De la Rocha, who went to University High School in Irvine, served up a searing critique on “Guerrilla Radio,” the album's first single: A silent play in the shadow of power / A spectacle monopolized / The camera's eyes on choice disguised / Was it cast for the mass who burn and toil? / Or for the vultures who thirst for blood and oil?

Morello cranked out a blistering guitar solo that sounded more like the work of a deranged harmonica before bringing the song to its riff-rocking crescendo of “All hell can't stop us now!” The opening salvo in The Battle of Los Angeles had been fired.

When looking back at Rage Against the Machine's finest album, the political climate it arrived in can't be ignored. The Zapatista rebellion in the Mexican state of Chiapas that heavily influenced de la Rocha's politics continued into its fifth year. President Bill Clinton oversaw the deregulation of Wall Street that would have severe consequences in the decade to come. Devastating sanctions continued against Iraq. A simmering rebellion against corporate globalization struck with the Battle of Seattle just a few weeks after the band's release.

The pulse of protest can be felt throughout. De la Rocha melded the old with the new in his most poignant song writing on record.

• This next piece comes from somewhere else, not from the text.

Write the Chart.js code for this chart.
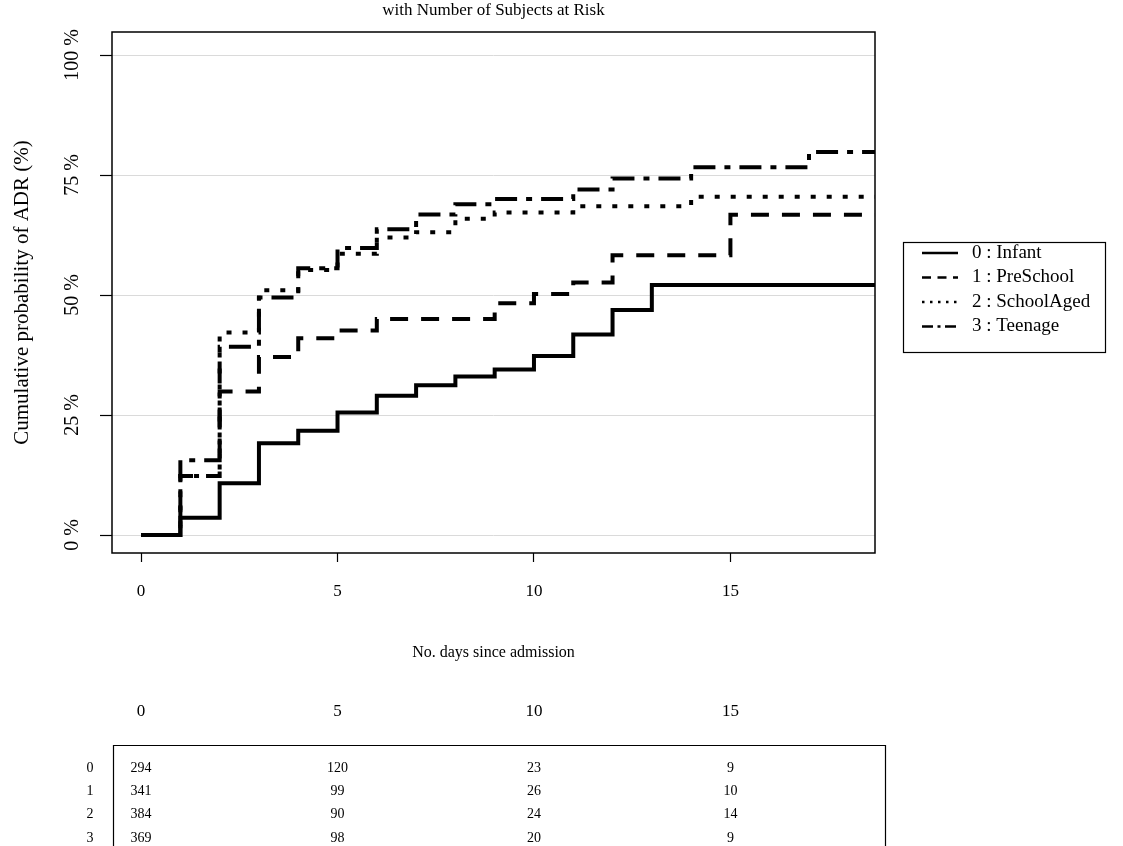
<!DOCTYPE html>
<html>
<head>
<meta charset="utf-8">
<title>Cumulative probability of ADR</title>
<script src="https://cdn.jsdelivr.net/npm/chart.js@4.4.1/dist/chart.umd.min.js"></script>
<style>
  html, body { margin: 0; padding: 0; background: #fff; }
  #wrap { width: 1123px; height: 846px; }
</style>
</head>
<body>
<div id="wrap"><canvas id="kmChart" width="1123" height="846"></canvas></div>
<script>
// days since admission (day 19 only carries the last value to the right edge)
var days = [0, 1, 2, 3, 4, 5, 6, 7, 8, 9, 10, 11, 12, 13, 14, 15, 16, 17, 18, 19];

var groupLabels = ['0 : Infant', '1 : PreSchool', '2 : SchoolAged', '3 : Teenage'];

// cumulative probability of ADR (%) per age group
var infant     = [0, 3.6, 10.8, 19.1, 21.7, 25.5, 29.0, 31.2, 33.0, 34.5, 37.3, 41.8, 46.9, 52.1, 52.1, 52.1, 52.1, 52.1, 52.1, 52.1];
var preSchool  = [0, 12.3, 29.9, 37.1, 41.0, 42.6, 45.0, 45.0, 45.0, 48.3, 50.2, 52.6, 58.3, 58.3, 58.3, 66.7, 66.7, 66.7, 66.7, 66.7];
var schoolAged = [0, 12.3, 42.2, 51.0, 55.2, 58.6, 62.0, 63.1, 65.9, 67.2, 67.2, 68.5, 68.5, 68.5, 70.5, 70.5, 70.5, 70.5, 70.5, 70.5];
var teenage    = [0, 15.6, 39.2, 49.5, 55.6, 59.8, 63.7, 66.8, 68.9, 70.0, 70.0, 72.0, 74.3, 74.3, 76.6, 76.6, 76.6, 79.8, 79.8, 79.8];

// number at risk table
var riskTimes = [0, 5, 10, 15];
var riskGroups = ['0', '1', '2', '3'];
var riskInfant = [294, 120, 23, 9];
var riskPreSchool = [341, 99, 26, 10];
var riskSchoolAged = [384, 90, 24, 14];
var riskTeenage = [369, 98, 20, 9];

var yTicks = [0, 25, 50, 75, 100];
var xTicks = [0, 5, 10, 15];

var serif = '"Liberation Serif", "Times New Roman", serif';
Chart.defaults.font.family = serif;
Chart.defaults.color = '#000';

function toPoints(vals) {
    return days.map(function (d, i) { return { x: d, y: vals[i] }; });
}

function lineSet(label, vals, dash) {
    return {
        label: label,
        data: toPoints(vals),
        borderColor: '#000',
        borderWidth: 4,
        borderDash: dash,
        borderCapStyle: 'butt',
        borderJoinStyle: 'miter',
        stepped: true,
        pointRadius: 0,
        fill: false,
        clip: 0
    };
}

// box round the plotting region
var plotBox = {
    id: 'plotBox',
    afterDatasetsDraw: function (chart) {
        var a = chart.chartArea, ctx = chart.ctx;
        ctx.save();
        ctx.strokeStyle = '#000';
        ctx.lineWidth = 1.5;
        ctx.strokeRect(a.left, a.top, a.right - a.left, a.bottom - a.top);
        ctx.restore();
    }
};

// legend with a frame, to the right of the plot
var legendBox = {
    id: 'legendBox',
    afterDraw: function (chart) {
        var ctx = chart.ctx;
        ctx.save();
        ctx.strokeStyle = '#000';
        ctx.lineWidth = 1.2;
        ctx.strokeRect(903.5, 242.5, 202, 110);
        chart.data.datasets.forEach(function (ds, i) {
            var y = 253 + i * 24.5;
            ctx.setLineDash(ds.borderDash.map(function (v) { return v * 0.5; }));
            ctx.lineWidth = 2.5;
            ctx.beginPath();
            ctx.moveTo(922, y);
            ctx.lineTo(958, y);
            ctx.stroke();
            ctx.setLineDash([]);
            ctx.fillStyle = '#000';
            ctx.font = '19px ' + serif;
            ctx.textBaseline = 'middle';
            ctx.textAlign = 'left';
            ctx.fillText(ds.label, 972, y);
        });
        ctx.restore();
    }
};

// number at risk table under the x axis, placed with the x scale
var riskTable = {
    id: 'riskTable',
    afterDraw: function (chart) {
        var ctx = chart.ctx, xs = chart.scales.x;
        var rows = [riskInfant, riskPreSchool, riskSchoolAged, riskTeenage];
        ctx.save();
        ctx.fillStyle = '#000';
        ctx.textAlign = 'center';
        ctx.textBaseline = 'middle';
        ctx.font = '17px ' + serif;
        riskTimes.forEach(function (t) {
            ctx.fillText(String(t), xs.getPixelForValue(t), 712);
        });
        ctx.strokeStyle = '#000';
        ctx.lineWidth = 1.2;
        ctx.beginPath();
        ctx.moveTo(113.5, 850);
        ctx.lineTo(113.5, 745.5);
        ctx.lineTo(885.5, 745.5);
        ctx.lineTo(885.5, 850);
        ctx.stroke();
        ctx.font = '14px ' + serif;
        rows.forEach(function (row, r) {
            var y = 768 + r * 23.4;
            ctx.fillText(riskGroups[r], 90, y);
            row.forEach(function (n, k) {
                ctx.fillText(String(n), xs.getPixelForValue(riskTimes[k]), y);
            });
        });
        ctx.restore();
    }
};

var ctx = document.getElementById('kmChart').getContext('2d');
var kmChart = new Chart(ctx, {
    type: 'line',
    data: {
        datasets: [
            lineSet(groupLabels[0], infant, []),
            lineSet(groupLabels[1], preSchool, [18, 13]),
            lineSet(groupLabels[2], schoolAged, [5, 11]),
            lineSet(groupLabels[3], teenage, [22, 9, 6, 9])
        ]
    },
    options: {
        responsive: false,
        animation: false,
        devicePixelRatio: 1,
        layout: { padding: { left: 0, right: 248, top: 0, bottom: 173 } },
        plugins: {
            legend: { display: false },
            tooltip: { enabled: false },
            title: {
                display: true,
                fullSize: false,
                text: 'with Number of Subjects at Risk',
                color: '#000',
                font: { size: 17, weight: 'normal', family: serif },
                padding: { top: 0, bottom: 11.6 }
            }
        },
        scales: {
            x: {
                type: 'linear',
                min: -0.74,
                max: 18.68,
                afterFit: function (scale) { scale.height = 120; },
                afterBuildTicks: function (scale) {
                    scale.ticks = xTicks.map(function (v) { return { value: v }; });
                },
                border: { display: false },
                grid: {
                    display: true,
                    drawOnChartArea: false,
                    drawTicks: true,
                    tickLength: 9,
                    tickColor: '#000',
                    tickWidth: 1.2
                },
                ticks: {
                    padding: 19,
                    maxRotation: 0,
                    font: { size: 17 },
                    color: '#000'
                },
                title: {
                    display: true,
                    text: 'No. days since admission',
                    color: '#000',
                    font: { size: 16 },
                    padding: { top: 0, bottom: 11 }
                }
            },
            y: {
                type: 'linear',
                min: -3.75,
                max: 104.8,
                afterFit: function (scale) { scale.width = 112; },
                afterBuildTicks: function (scale) {
                    scale.ticks = yTicks.map(function (v) { return { value: v }; });
                },
                border: { display: false },
                grid: {
                    color: '#dadada',
                    lineWidth: 1,
                    drawTicks: true,
                    tickLength: 12,
                    tickColor: '#000',
                    tickWidth: 1.2
                },
                ticks: {
                    minRotation: 90,
                    maxRotation: 90,
                    crossAlign: 'center',
                    padding: 1,
                    font: { size: 20 },
                    color: '#000',
                    callback: function (v) { return v + ' %'; }
                },
                title: {
                    display: true,
                    text: 'Cumulative probability of ADR (%)',
                    color: '#000',
                    font: { size: 21 },
                    padding: { top: 10, bottom: 0 }
                }
            }
        }
    },
    plugins: [plotBox, legendBox, riskTable]
});
</script>
</body>
</html>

The imprint of socialist journalist and novelist George Orwell echoes as Rage's front man seethed “Who controls the past now controls the future / Who controls the present now controls the past,” on the tone-setting “Testify.” His storytelling on “Maria” was accentuated by the brilliant bass lines of Irvinite Tim Commerford and Brad Wilk's timely drumming. “Ashes in the Fall” proved that The Battle of Los Angeles was also a sonic revolution advancing the boundaries of rock-rap.

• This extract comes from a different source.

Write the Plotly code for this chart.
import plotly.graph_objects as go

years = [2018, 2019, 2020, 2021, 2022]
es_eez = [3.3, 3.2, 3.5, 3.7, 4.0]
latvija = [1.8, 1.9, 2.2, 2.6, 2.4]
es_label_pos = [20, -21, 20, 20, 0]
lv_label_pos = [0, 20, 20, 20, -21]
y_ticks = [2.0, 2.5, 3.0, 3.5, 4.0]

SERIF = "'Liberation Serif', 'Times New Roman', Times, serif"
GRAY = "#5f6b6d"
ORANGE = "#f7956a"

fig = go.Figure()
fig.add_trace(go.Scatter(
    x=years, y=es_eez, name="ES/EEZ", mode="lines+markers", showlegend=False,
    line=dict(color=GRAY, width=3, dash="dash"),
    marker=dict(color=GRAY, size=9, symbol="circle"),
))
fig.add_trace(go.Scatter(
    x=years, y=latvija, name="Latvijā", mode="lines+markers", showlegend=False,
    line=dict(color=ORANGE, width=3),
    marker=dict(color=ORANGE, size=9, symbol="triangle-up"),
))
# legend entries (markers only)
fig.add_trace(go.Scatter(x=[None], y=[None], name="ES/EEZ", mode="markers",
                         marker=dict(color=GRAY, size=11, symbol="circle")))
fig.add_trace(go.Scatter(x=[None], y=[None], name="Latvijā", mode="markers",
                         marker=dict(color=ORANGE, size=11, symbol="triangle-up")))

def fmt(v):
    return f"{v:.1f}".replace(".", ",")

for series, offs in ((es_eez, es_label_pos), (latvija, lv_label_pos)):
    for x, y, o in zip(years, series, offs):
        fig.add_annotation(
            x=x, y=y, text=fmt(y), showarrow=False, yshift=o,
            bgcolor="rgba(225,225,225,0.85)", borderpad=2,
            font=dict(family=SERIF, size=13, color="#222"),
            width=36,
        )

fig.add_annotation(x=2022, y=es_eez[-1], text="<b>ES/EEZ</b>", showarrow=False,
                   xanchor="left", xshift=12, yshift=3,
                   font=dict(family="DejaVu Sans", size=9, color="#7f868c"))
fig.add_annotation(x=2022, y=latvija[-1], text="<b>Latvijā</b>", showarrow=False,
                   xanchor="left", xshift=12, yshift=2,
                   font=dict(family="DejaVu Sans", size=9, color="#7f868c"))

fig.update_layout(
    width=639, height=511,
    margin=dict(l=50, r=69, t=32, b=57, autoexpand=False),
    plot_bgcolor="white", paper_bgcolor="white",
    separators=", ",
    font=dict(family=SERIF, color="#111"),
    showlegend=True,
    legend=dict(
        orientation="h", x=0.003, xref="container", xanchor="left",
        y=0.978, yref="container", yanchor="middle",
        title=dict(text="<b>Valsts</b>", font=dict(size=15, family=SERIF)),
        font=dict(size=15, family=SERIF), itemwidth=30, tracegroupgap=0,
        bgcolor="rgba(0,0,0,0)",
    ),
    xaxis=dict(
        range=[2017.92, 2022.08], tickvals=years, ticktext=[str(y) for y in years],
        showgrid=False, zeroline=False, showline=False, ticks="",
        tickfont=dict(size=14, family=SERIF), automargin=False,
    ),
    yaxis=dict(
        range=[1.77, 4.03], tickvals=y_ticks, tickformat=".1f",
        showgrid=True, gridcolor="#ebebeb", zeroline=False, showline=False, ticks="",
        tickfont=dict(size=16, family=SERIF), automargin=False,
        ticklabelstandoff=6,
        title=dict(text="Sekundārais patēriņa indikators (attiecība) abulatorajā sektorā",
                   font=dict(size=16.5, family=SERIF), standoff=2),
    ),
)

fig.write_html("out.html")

Read more: What to Look for in Rage Against the Machine's 20th Anniversary Box Set

The tragedy of Rage Against the Machine's finest hour is that it turned out to be its final one. The prophecy of its album title came true nearly a year after its release. The band took to the stage for a fierce performance outside the Democratic National Convention in August 2000. The Los Angeles Police Department pulled the plugged after the show and got projectile happy with protesters. The band broke up soon after, never to regain its momentum nor deliver a follow up of original material. The moment couldn't have come at a more unfortunate time with the darkness of the Bush administration looming on the horizon.

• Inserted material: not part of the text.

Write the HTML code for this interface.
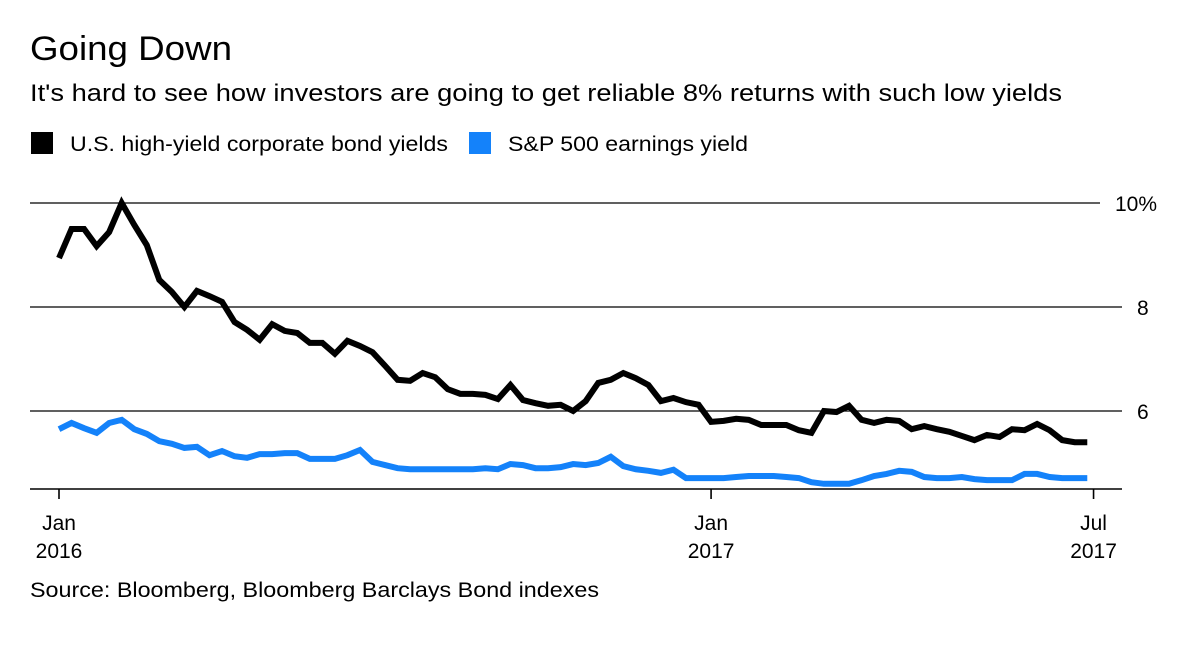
<!DOCTYPE html>
<html><head><meta charset="utf-8"><style>
body{margin:0;background:#fff;width:1200px;height:648px;overflow:hidden;font-family:"Liberation Sans",sans-serif;color:#000}
</style></head><body>
<svg width="1200" height="648" style="position:absolute;left:0;top:0">
<text x="30" y="60" font-size="34" textLength="202" lengthAdjust="spacingAndGlyphs">Going Down</text>
<text x="30" y="101" font-size="24" textLength="1032" lengthAdjust="spacingAndGlyphs">It's hard to see how investors are going to get reliable 8% returns with such low yields</text>
<g>
<rect x="31" y="132" width="22" height="22" fill="#000"/>
<text x="70" y="151" font-size="21" textLength="378" lengthAdjust="spacingAndGlyphs">U.S. high-yield corporate bond yields</text>
<rect x="469" y="132" width="22" height="22" fill="#1482fa"/>
<text x="508" y="151" font-size="21" textLength="240" lengthAdjust="spacingAndGlyphs">S&amp;P 500 earnings yield</text>
</g>
<g id="plot"></g>
<text x="30" y="597" font-size="21" textLength="569" lengthAdjust="spacingAndGlyphs">Source: Bloomberg, Bloomberg Barclays Bond indexes</text>
</svg>
<script>
const hy=[8.94,9.5,9.5,9.17,9.44,10,9.58,9.19,8.52,8.29,8.0,8.31,8.21,8.1,7.71,7.56,7.37,7.67,7.54,7.5,7.31,7.31,7.1,7.35,7.25,7.13,6.87,6.6,6.58,6.73,6.65,6.42,6.33,6.33,6.31,6.23,6.5,6.21,6.15,6.1,6.12,6.0,6.19,6.54,6.6,6.73,6.63,6.5,6.19,6.25,6.17,6.12,5.79,5.81,5.85,5.83,5.73,5.73,5.73,5.63,5.58,6.0,5.98,6.1,5.83,5.77,5.83,5.81,5.65,5.71,5.65,5.6,5.52,5.44,5.54,5.5,5.65,5.63,5.75,5.63,5.44,5.4,5.4];
const sp=[5.65,5.77,5.67,5.58,5.77,5.83,5.65,5.56,5.42,5.37,5.29,5.31,5.15,5.23,5.13,5.1,5.17,5.17,5.19,5.19,5.08,5.08,5.08,5.15,5.25,5.02,4.96,4.9,4.88,4.88,4.88,4.88,4.88,4.88,4.9,4.88,4.98,4.96,4.9,4.9,4.92,4.98,4.96,5.0,5.12,4.94,4.88,4.85,4.81,4.87,4.71,4.71,4.71,4.71,4.73,4.75,4.75,4.75,4.73,4.71,4.63,4.6,4.6,4.6,4.67,4.75,4.79,4.85,4.83,4.73,4.71,4.71,4.73,4.69,4.67,4.67,4.67,4.79,4.79,4.73,4.71,4.71,4.71];
const yTicks=[10,8,6];
const yTickLabels=["10%","8","6"];
const xTickWeeks=[0,52,82.5];
const xTickLabels=[["Jan","2016"],["Jan","2017"],["Jul","2017"]];
const X=i=>59+i*12.54;
const Y=v=>203+(10-v)*52;
const NS="http://www.w3.org/2000/svg";
const g=document.getElementById('plot');
function mk(t,a){const e=document.createElementNS(NS,t);for(const k in a)e.setAttribute(k,a[k]);g.appendChild(e);return e;}
yTicks.forEach((v,i)=>{
 const top=i===0;
 const l=mk('line',{x1:30,x2:top?1100:1122,y1:Y(v),y2:Y(v),stroke:'#000','stroke-width':1.3});
 
 
 const t=mk('text',{x:top?1115:1137,y:Y(v)+8,'font-size':21});
 t.textContent=yTickLabels[i];
 
 
});
const base=mk('line',{x1:30,x2:1122,y1:489,y2:489,stroke:'#000','stroke-width':1.6});


xTickWeeks.forEach((w,i)=>{
 const x=X(w);
 const tk=mk('line',{x1:x,x2:x,y1:489,y2:499,stroke:'#000','stroke-width':1.6});
 
 
 xTickLabels[i].forEach((s,j)=>{
  const t=mk('text',{x:x,y:530+j*28,'font-size':21,'text-anchor':'middle'});
  t.textContent=s;
  
  
 });
});
function line(arr,color,name){
 const p=mk('polyline',{points:arr.map((v,i)=>X(i)+','+Y(v)).join(' '),fill:'none',stroke:color,'stroke-width':6,'stroke-linejoin':'miter'});
 
 
}
line(sp,'#1482fa','sp500-earnings-yield-line');
line(hy,'#000','high-yield-bond-line');
</script>
</body></html>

The Battle of Los Angeles's anniversary arrives at the eve of another Election Day. Its incendiary songs still brim with fervor because so little has changed since its release. Mumia Abu-Jamal remains imprisoned. Striking revelations about NSA government spying illuminate de la Rocha's Orwell-inspired rhymes anew. The Great Recession sparked attention to the growing gap between rich and poor that Rage decried when shutting down Wall Street before it ever got “occupied” during the Michael Moore directed video shoot for “Sleep Now in the Fire.”

“What better place than here?” Zack de la Rocha timelessly asked 15 years ago. “What better time than now?”